Everything went smoothly for a while. The sun had come out, and David’s tension diminished. He began to enjoy the flight and his bird’s-eye view of the ground. As they traveled northeast, he could see Atlanta off to his right. “I was getting excited, ” David says, “knowing that soon I would be with my wife and daughter again,”.
But as the plane passed Greenville, South Carolina, the fog, which had been patchy and broken, turned once again into a continuous gray mass. There was enough visibility for Henry to clear the first mountain range, but as the two looked into the distance, they saw a solid wall of fog, and their hearts sank. Henry radioed Asheville Airport for instructions.

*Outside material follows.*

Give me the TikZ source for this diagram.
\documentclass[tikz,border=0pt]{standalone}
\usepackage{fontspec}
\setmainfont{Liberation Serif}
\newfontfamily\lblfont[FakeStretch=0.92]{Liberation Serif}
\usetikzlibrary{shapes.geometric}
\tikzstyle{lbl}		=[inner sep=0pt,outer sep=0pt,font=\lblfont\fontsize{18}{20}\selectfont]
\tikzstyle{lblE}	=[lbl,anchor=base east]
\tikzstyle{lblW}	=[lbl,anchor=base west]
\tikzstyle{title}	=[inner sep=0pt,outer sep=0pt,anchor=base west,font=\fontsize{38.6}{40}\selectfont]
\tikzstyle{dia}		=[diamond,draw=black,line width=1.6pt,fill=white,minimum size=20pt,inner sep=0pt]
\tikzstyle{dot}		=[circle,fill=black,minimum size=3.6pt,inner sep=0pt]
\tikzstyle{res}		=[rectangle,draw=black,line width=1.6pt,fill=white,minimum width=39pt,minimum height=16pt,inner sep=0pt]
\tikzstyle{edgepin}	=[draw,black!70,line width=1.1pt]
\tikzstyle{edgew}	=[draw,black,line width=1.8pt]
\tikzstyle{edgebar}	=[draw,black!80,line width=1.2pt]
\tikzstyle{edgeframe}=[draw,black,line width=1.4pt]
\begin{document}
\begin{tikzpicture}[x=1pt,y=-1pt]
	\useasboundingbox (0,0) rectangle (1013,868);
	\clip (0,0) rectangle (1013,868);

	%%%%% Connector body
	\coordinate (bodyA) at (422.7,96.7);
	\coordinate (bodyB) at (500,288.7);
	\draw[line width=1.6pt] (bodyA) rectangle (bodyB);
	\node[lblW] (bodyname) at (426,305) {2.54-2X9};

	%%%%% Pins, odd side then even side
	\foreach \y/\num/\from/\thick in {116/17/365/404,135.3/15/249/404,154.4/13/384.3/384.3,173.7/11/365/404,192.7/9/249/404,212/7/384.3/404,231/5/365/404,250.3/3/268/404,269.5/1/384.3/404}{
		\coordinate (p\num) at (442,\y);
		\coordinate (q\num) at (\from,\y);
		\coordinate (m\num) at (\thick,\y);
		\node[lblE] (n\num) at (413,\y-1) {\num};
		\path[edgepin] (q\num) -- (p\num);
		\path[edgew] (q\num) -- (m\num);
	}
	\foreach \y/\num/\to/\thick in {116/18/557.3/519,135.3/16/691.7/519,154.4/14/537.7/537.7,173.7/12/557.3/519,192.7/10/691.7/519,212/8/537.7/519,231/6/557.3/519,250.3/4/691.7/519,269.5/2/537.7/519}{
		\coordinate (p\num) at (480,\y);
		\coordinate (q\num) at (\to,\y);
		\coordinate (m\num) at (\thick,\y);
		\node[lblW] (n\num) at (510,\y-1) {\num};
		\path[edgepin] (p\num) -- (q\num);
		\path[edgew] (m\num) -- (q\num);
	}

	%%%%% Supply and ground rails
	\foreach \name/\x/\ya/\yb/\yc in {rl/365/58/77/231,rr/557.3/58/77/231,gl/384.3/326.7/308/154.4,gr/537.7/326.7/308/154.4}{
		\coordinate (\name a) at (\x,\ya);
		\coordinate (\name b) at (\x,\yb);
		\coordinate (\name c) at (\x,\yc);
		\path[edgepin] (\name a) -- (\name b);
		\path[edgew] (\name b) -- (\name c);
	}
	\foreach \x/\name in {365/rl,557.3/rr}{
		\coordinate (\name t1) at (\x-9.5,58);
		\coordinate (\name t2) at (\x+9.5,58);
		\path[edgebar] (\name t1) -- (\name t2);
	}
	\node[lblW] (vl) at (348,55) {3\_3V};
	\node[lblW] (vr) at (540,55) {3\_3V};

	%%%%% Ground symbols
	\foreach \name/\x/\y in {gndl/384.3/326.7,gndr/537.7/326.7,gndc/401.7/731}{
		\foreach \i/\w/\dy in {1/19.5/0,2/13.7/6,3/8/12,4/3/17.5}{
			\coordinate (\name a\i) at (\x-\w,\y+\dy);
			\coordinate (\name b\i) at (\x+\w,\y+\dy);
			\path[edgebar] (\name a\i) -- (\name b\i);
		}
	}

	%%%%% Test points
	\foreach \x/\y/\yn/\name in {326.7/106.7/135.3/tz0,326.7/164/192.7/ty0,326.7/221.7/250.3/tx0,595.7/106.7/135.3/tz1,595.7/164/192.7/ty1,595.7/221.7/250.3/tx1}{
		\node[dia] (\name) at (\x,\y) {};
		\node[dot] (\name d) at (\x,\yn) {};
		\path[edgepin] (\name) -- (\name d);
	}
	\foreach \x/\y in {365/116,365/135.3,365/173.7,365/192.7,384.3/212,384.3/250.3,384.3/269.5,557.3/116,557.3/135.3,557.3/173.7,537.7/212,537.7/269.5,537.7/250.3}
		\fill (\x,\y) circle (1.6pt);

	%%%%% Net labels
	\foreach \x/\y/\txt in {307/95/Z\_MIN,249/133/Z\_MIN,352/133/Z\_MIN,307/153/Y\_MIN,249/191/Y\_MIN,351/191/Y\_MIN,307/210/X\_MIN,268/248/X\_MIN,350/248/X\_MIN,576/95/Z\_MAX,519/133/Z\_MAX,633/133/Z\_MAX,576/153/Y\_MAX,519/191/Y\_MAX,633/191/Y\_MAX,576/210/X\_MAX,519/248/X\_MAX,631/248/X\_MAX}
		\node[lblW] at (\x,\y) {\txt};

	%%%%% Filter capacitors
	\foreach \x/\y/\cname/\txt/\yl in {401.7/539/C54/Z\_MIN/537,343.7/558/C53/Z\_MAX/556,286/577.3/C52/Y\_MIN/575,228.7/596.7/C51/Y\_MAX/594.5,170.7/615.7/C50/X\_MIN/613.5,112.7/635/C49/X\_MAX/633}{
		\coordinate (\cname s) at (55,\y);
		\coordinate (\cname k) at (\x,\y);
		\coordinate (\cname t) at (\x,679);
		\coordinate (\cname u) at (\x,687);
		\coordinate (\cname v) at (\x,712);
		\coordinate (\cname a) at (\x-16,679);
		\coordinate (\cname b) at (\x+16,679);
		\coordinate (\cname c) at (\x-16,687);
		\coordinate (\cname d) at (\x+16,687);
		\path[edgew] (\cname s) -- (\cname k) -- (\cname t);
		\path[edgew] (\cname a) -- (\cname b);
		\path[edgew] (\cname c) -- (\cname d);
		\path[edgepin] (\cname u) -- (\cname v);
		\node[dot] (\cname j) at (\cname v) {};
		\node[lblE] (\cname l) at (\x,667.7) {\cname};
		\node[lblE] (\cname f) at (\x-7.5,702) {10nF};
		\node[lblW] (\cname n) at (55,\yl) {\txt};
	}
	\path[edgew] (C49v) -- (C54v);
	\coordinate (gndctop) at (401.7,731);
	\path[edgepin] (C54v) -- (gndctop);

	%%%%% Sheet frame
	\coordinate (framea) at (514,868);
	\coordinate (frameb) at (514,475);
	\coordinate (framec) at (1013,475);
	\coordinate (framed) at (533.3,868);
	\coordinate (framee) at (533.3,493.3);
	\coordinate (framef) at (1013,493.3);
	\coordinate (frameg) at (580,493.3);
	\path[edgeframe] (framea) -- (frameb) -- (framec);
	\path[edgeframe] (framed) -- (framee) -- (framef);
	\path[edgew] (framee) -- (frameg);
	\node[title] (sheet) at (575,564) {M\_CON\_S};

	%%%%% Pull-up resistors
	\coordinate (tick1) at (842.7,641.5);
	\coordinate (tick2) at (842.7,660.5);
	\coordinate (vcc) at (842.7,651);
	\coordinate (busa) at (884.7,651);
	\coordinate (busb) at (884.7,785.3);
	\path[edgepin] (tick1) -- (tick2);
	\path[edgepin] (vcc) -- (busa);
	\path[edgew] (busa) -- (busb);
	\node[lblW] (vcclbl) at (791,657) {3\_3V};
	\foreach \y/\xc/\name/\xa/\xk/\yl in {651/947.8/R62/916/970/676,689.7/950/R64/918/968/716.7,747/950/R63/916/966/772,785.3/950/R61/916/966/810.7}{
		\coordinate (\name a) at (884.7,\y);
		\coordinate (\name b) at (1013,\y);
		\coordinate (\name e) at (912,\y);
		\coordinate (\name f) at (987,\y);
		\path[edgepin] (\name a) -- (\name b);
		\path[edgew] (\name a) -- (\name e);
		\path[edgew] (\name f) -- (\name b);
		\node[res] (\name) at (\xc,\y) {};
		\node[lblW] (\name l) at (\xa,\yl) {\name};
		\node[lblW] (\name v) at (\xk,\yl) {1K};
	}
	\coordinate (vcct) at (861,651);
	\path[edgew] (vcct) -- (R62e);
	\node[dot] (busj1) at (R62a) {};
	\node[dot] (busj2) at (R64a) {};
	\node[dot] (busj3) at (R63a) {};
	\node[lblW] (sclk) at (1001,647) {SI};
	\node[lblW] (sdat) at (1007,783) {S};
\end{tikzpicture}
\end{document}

“Our field is closed because of fog,” the air-traffic controller responded,” and we have no capability for instrument landing. Return to Greenville and land there.”
“But I can’t, Henry protested. “We’re almost out of fuel–we won’t have enough to fly back to Greenville.”

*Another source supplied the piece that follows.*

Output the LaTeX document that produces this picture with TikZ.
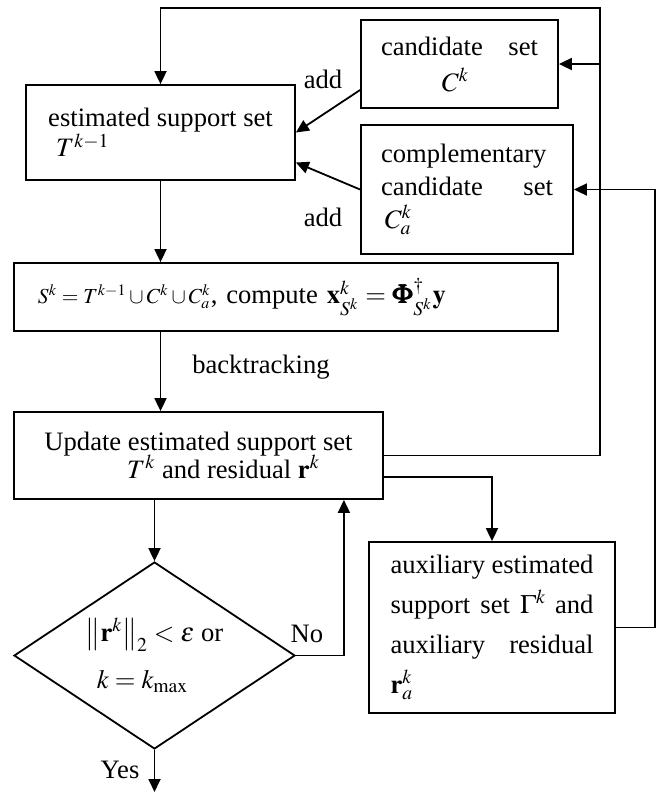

There was a silence. Then, “Okay,” the radio voice snapped. “We’ll get the ground crew ready. Come in on an emergency landing.”
David gripped the sides of is seat. They seemed to be flying in a dense gray blanket, and the Asheville control tower couldn’t possibly see them. How were he and Henry going to land? We can use the aviation maps, just like we did before,” Henry reassured David, and after a brief scan of the blueprint, he began his blind descent. The airport runway should be beneath them–but what if it wasn’t?

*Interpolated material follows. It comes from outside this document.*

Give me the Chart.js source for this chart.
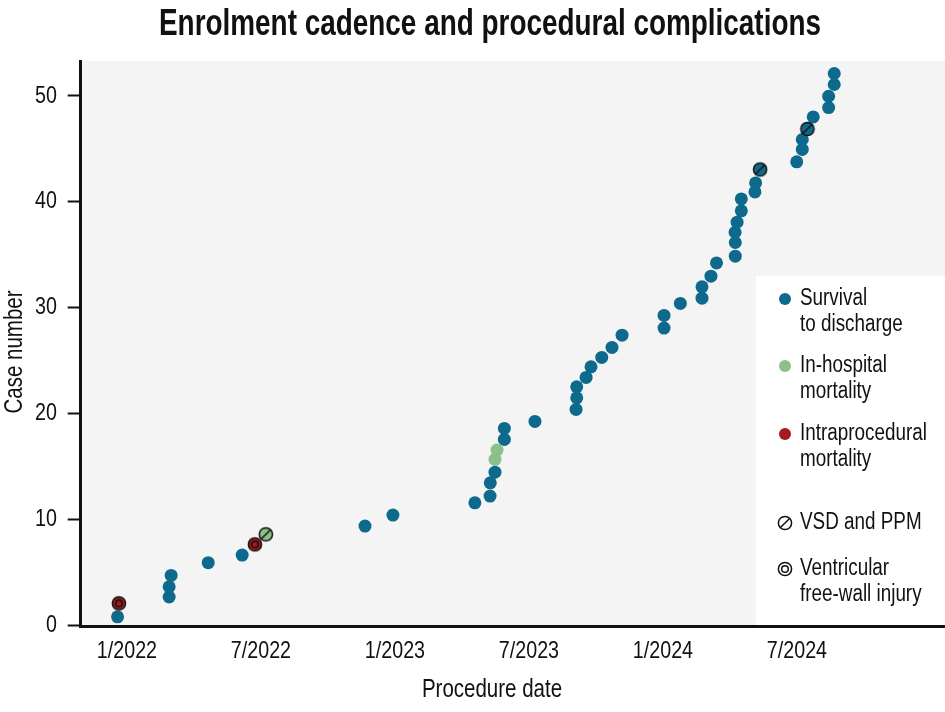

Suddenly a voice came over the radio: “Pull it up! Pull it up!”
Henry immediately pulled up on the stick. As he did so, the men saw a split in the fog, and the view beneath sent tremors of fear through each of them. Instead of being over the runway, they were above an interstate highway! Had they descended a few feet farther, they would have hit a bridge and certainly crashed.
The two looked at each other. They were almost out of fuel, and inside the grayness it was impossible to know where they were. Henry tried to descend again, but almost hit the tips of trees poking above the fog. Again, he pulled up sharply. There seemed to be no way out of their dilemma. Without enough fuel–or guidance from the control tower–how could they possibly land?
Then, with enormous relief, the heard the controller’s composed voice breaking into the tense silence in the cockpit. “If you listen to me,” he said, “I’ll help you get down.”
“Go ahead,” Henry radioed back in relief.
The controller began his instructions. “Come down just a little,” he said, “Now over to the right. Down a little more…..”
David gripped the seat, praying intently. Thank God the controller had been able to pick them up on radar, despite the airport’s apparent lack of the necessary instruments. But would they make it in time? It seemed impossible. The fuel needle hovered on E but the voice went on with calm authority: “Not so fast. Easy, easy now….” Was this nightmare flight ever going to end? And would he see his wife and daughter again?
“Raise it up a little now. No, you’re too far left.” The journey seemed to be taking forever. But all of a sudden the controller said, “You’re right over the end of the runway. Set it down….now!”
Obediently, Henry dropped the plane through the fog, and the two men recognized the beginning of a runway just ahead, with lights along both sides. It was the most welcome sight they had ever seen. Within minutes, they had touched down. Tears of gratitude and relief filled David’s eyes when he saw Florence standing at the end of the runway.
The plane taxied to a stop, and the two men offered a quick prayer of thanksgiving. Then Henry turned the radio on again. “Thanks so much,” he told the air-traffic controller, his voice shaky with relief. “You probably saved our lives.”
But the controller’s response stopped both men in their tracks. “What are you talking about? We lost all radio contact with you when we told you to return to Greenville.”
“You what?” Henry asked incredulous.
“We never heard from you again, and we never heard you talking to us or anyone else.” the controller told them. “We were stunned when we saw you break through the clouds.”
David and Henry looked at each other. Who had guided them through the grayness and onto safe ground? They would never know for sure. But even today David never hears a small airplane without thinking of that flight. “I know now that, insignificant as I may be in this big world, God always has His eye on me.” he says. “He sustains me through the storm and the fog.”
As for God his way is perfect; the word of the Lord is tried; he is a buckler for all them that trust in him.